Before the servant finished praying, Rebekah was walking by. She had the characteristics he prayed for. Isaac loved her and took her as his wife. Here, God didn’t tell the servant the specific person Isaac should marry, but He did answer his prayers by sending Rebekah. 

The next couple is Hosea and Gomer. Yahweh spoke to Hosea and to him to, “go marry a prostitute who will bear illegitimate children conceived through prostitution because the nation continually commits spiritual prostitution by turning away from the Lord” (Hosea 1:2-3). Hosea was obedient and married a prostitute named Gomer.

God told Hosea the type of woman to marry, but not exactly who to marry. It was Hosea’s responsibility to go out and find a prostitute. Perhaps God will tell you the type of person to marry. Then it’s up to you to choose the person who meets God’s requirements.

The last couple is Mary and Joseph, who were engaged. But before they had marital relations, Mary became pregnant with Jesus through the Holy Spirit. Joseph planned to send her away privately because he was a righteous man.

While he thought about leaving her, an angel of the Lord came to him. The angel said, “Joseph, son of David, do not be afraid to take Mary as your wife, because the child conceived in her is from the Holy Spirit” (Matthew 1:18-25). Joseph obeyed. God told him specifically who to marry so that His plan for salvation could be fulfilled.

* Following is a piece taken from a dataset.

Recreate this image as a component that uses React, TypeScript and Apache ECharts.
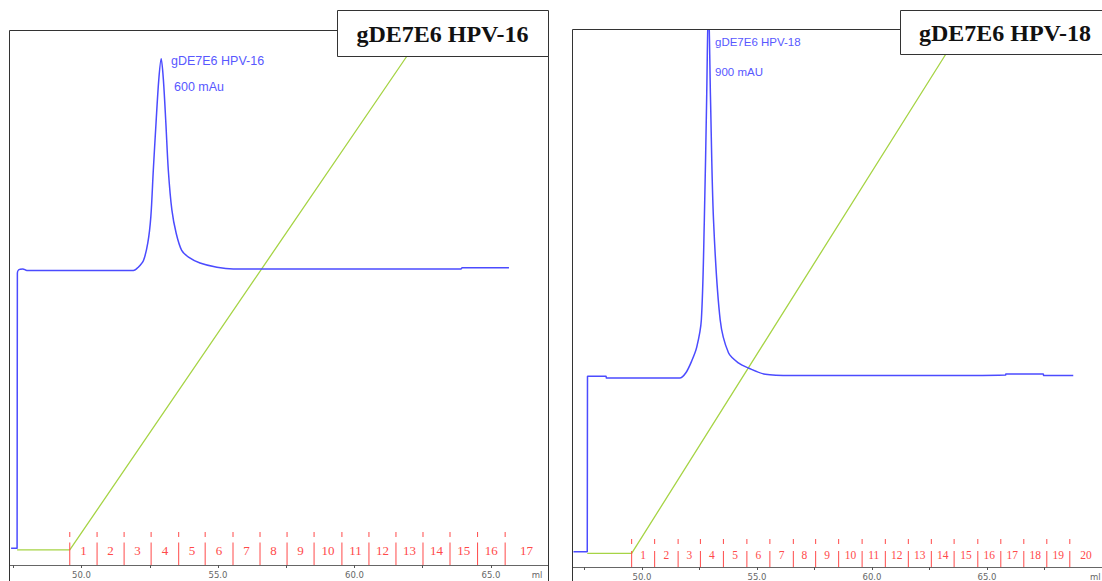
import React, { useEffect, useRef } from "react";
import * as echarts from "echarts";

// ---------- Data ----------
// Panel A: gDE7E6 HPV-16
const HPV16_ML = [47.42, 47.64, 47.65, 47.7, 47.85, 48.0, 51.9, 52.08, 52.27, 52.43, 52.54, 52.63, 52.73, 52.83, 52.92, 53.0, 53.09, 53.18, 53.31, 53.47, 53.67, 53.92, 54.34, 54.96, 55.56, 63.9, 63.95, 65.66];
const HPV16_MAU = [20, 20, 346, 350, 351, 349, 349, 353, 361, 382, 413, 468, 524, 575, 600, 575, 524, 468, 421, 393, 373, 365, 358, 353, 351, 351, 352.5, 352.5];
const GRAD16_ML = [47.64, 49.57, 62.55];
const GRAD16_B = [0, 0, 100];
const FRAC16 = [49.57, 50.57, 51.56, 52.55, 53.56, 54.53, 55.55, 56.54, 57.53, 58.52, 59.54, 60.53, 61.52, 62.51, 63.5, 64.51, 65.52];
const FRAC16_LABELS = ["1", "2", "3", "4", "5", "6", "7", "8", "9", "10", "11", "12", "13", "14", "15", "16", "17"];

// Panel B: gDE7E6 HPV-18
const HPV18_ML = [47.02, 47.62, 47.63, 48.44, 48.45, 51.64, 51.9, 52.16, 52.38, 52.58, 52.71, 52.81, 52.89, 52.98, 53.11, 53.4, 53.76, 54.19, 54.62, 55.36, 56.52, 62.31, 62.32, 65.81, 65.82, 67.45, 67.46, 68.75];
const HPV18_MAU = [24, 24, 302, 302, 299, 299, 307, 326, 348, 391, 549, 739, 900, 739, 549, 391, 339, 323, 315, 305, 303, 303, 304, 304, 305.5, 305.5, 303, 303];
const GRAD18_ML = [47.62, 49.55, 63.87];
const GRAD18_B = [0, 0, 100];
const FRAC18 = [49.55, 50.55, 51.57, 52.54, 53.54, 54.56, 55.56, 56.58, 57.55, 58.55, 59.57, 60.58, 61.58, 62.58, 63.57, 64.6, 65.6, 66.6, 67.6, 68.6];
const FRAC18_LABELS = ["1", "2", "3", "4", "5", "6", "7", "8", "9", "10", "11", "12", "13", "14", "15", "16", "17", "18", "19", "20"];

const TICKS16 = [47.5, 50, 52.5, 55, 57.5, 60, 62.5, 65];
const TICKS18 = [47.5, 50, 52.5, 55, 57.5, 60, 62.5, 65, 67.5];
const LABELS_ML = [50, 55, 60, 65];

const X16 = { min: 47.38, max: 67.09 };
const X18 = { min: 47.0, max: 70.0 };

// ---------- Styles ----------
const BLUE = "#4b4bff";
const GREEN = "#a6d445";
const RED = "#ff4a4a";
const LABEL_BLUE = "#5858ff";

function zip(a: number[], b: number[]) {
  return a.map((v, i) => [v, b[i]]);
}

function xAxisCfg(gridIndex: number, range: { min: number; max: number }, ticks: number[]) {
  return {
    type: "value",
    gridIndex,
    min: range.min,
    max: range.max,
    axisLine: { show: true, lineStyle: { color: "#666", width: 1 } },
    axisTick: { show: true, length: 3, customValues: ticks, lineStyle: { color: "#555" } },
    axisLabel: {
      show: true,
      customValues: LABELS_ML,
      formatter: (v: number) => v.toFixed(1),
      fontSize: 8.5,
      color: "#666",
      fontFamily: "DejaVu Sans",
      margin: 5,
    },
    splitLine: { show: false },
  };
}

function hiddenY(gridIndex: number, min: number, max: number) {
  return { type: "value", gridIndex, min, max, show: false, splitLine: { show: false } };
}

function fracMarks(xAxisIndex: number, yAxisIndex: number, bounds: number[], d: { top: number; dashEnd: number; solidTop: number }) {
  return {
    type: "custom",
    xAxisIndex,
    yAxisIndex,
    silent: true,
    clip: false,
    z: 3,
    data: bounds.map((b) => [b, 0]),
    encode: { x: 0, y: 1 },
    renderItem: (_p: any, api: any) => {
      const p = api.coord([api.value(0), 0]);
      return {
        type: "group",
        children: [
          { type: "line", shape: { x1: p[0], y1: p[1] - d.top, x2: p[0], y2: p[1] - d.dashEnd }, style: { stroke: RED, lineWidth: 1 } },
          { type: "line", shape: { x1: p[0], y1: p[1] - d.solidTop, x2: p[0], y2: p[1] }, style: { stroke: RED, lineWidth: 1 } },
        ],
      };
    },
  };
}

function fracLabels(xAxisIndex: number, yAxisIndex: number, bounds: number[], labels: string[], axisMax: number, off: number, size: number) {
  const data = bounds.map((b, i) => {
    const next = i + 1 < bounds.length ? bounds[i + 1] : axisMax;
    return [(b + next) / 2, 0, labels[i]];
  });
  return {
    type: "custom",
    xAxisIndex,
    yAxisIndex,
    silent: true,
    clip: false,
    z: 3,
    data,
    encode: { x: 0, y: 1 },
    renderItem: (params: any, api: any) => {
      const p = api.coord([api.value(0), 0]);
      return {
        type: "text",
        x: p[0],
        y: p[1] - off,
        style: {
          text: data[params.dataIndex][2] as string,
          fill: RED,
          font: `${size}px "Liberation Serif"`,
          align: "center",
          verticalAlign: "middle",
        },
      };
    },
  };
}

function titleBox(x: number, y: number, w: number, h: number, text: string) {
  return {
    type: "group",
    z: 100,
    children: [
      { type: "rect", shape: { x: x + 0.5, y: y + 0.5, width: w, height: h }, style: { fill: "#fff", stroke: "#333", lineWidth: 1 }, z: 100 },
      {
        type: "text",
        x: x + w / 2,
        y: y + h / 2 + 1,
        z: 101,
        style: { text, fill: "#111", font: 'bold 24px "Liberation Serif"', align: "center", verticalAlign: "middle" },
      },
    ],
  };
}

export default function App() {
  const ref = useRef<HTMLDivElement>(null);
  useEffect(() => {
    const chart = echarts.init(ref.current!, null, { renderer: "svg" });
    const option: any = {
      animation: false,
      backgroundColor: "#fff",
      grid: [
        { left: 10, top: 31, width: 538, height: 534 },
        { left: 573, top: 30, width: 533, height: 537 },
      ],
      xAxis: [xAxisCfg(0, X16, TICKS16), xAxisCfg(1, X18, TICKS18)],
      yAxis: [hiddenY(0, 0, 633), hiddenY(0, -2.9, 100), hiddenY(1, 0, 850), hiddenY(1, -2.6, 100)],
      series: [
        { type: "line", xAxisIndex: 0, yAxisIndex: 1, data: zip(GRAD16_ML, GRAD16_B), showSymbol: false, lineStyle: { color: GREEN, width: 1.3 }, z: 2 },
        { type: "line", xAxisIndex: 0, yAxisIndex: 0, data: zip(HPV16_ML, HPV16_MAU), showSymbol: false, smooth: 0.3, lineStyle: { color: BLUE, width: 1.5 }, z: 4 },
        { type: "line", xAxisIndex: 1, yAxisIndex: 3, data: zip(GRAD18_ML, GRAD18_B), showSymbol: false, lineStyle: { color: GREEN, width: 1.3 }, z: 2 },
        { type: "line", xAxisIndex: 1, yAxisIndex: 2, data: zip(HPV18_ML, HPV18_MAU), showSymbol: false, smooth: 0.3, lineStyle: { color: BLUE, width: 1.5 }, z: 4 },
        fracMarks(0, 0, FRAC16, { top: 33, dashEnd: 28, solidTop: 22.5 }),
        fracLabels(0, 0, FRAC16, FRAC16_LABELS, X16.max, 15, 13),
        fracMarks(1, 2, FRAC18, { top: 28, dashEnd: 23, solidTop: 16 }),
        fracLabels(1, 2, FRAC18, FRAC18_LABELS, X18.max, 12.5, 11.5),
      ],
      graphic: [
        { type: "rect", z: 90, shape: { x: 9.5, y: 30.5, width: 539, height: 600 }, style: { fill: "none", stroke: "#333", lineWidth: 1 } },
        { type: "rect", z: 90, shape: { x: 572.5, y: 29.5, width: 540, height: 600 }, style: { fill: "none", stroke: "#333", lineWidth: 1 } },
        titleBox(337, 10, 211, 46, "gDE7E6 HPV-16"),
        titleBox(900, 10, 210, 44, "gDE7E6 HPV-18"),
        { type: "text", z: 50, x: 171, y: 61, style: { text: "gDE7E6 HPV-16", fill: LABEL_BLUE, font: '12.5px "Liberation Sans"', verticalAlign: "middle" } },
        { type: "text", z: 50, x: 174, y: 87, style: { text: "600 mAu", fill: LABEL_BLUE, font: '12.5px "Liberation Sans"', verticalAlign: "middle" } },
        { type: "text", z: 50, x: 715, y: 42, style: { text: "gDE7E6 HPV-18", fill: LABEL_BLUE, font: '11.5px "Liberation Sans"', verticalAlign: "middle" } },
        { type: "text", z: 50, x: 715, y: 72, style: { text: "900 mAU", fill: LABEL_BLUE, font: '11.5px "Liberation Sans"', verticalAlign: "middle" } },
        { type: "text", z: 50, x: 537, y: 575, style: { text: "ml", fill: "#666", font: '8.5px "DejaVu Sans"', align: "center", verticalAlign: "middle" } },
        { type: "text", z: 50, x: 1090, y: 577, style: { text: "ml", fill: "#666", font: '8.5px "DejaVu Sans"', align: "left", verticalAlign: "middle" } },
      ],
    };
    chart.setOption(option);
    return () => chart.dispose();
  }, []);
  return <div ref={ref} style={{ position: "fixed", left: 0, top: 0, width: 1102, height: 581, background: "#fff" }} />;
}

I believe that God will definitely speak to us about the type of person we should marry. I also believe that we should pray for our future spouse. We must know what characteristics they should have and make sure they align with God’s purpose for our lives.

Put God first in all things. He will direct our paths. Keep trusting and believing in God. Although there isn’t “the one,” there is someone you will choose to marry. Remain prayerful and hopeful. It’s still in God’s hands.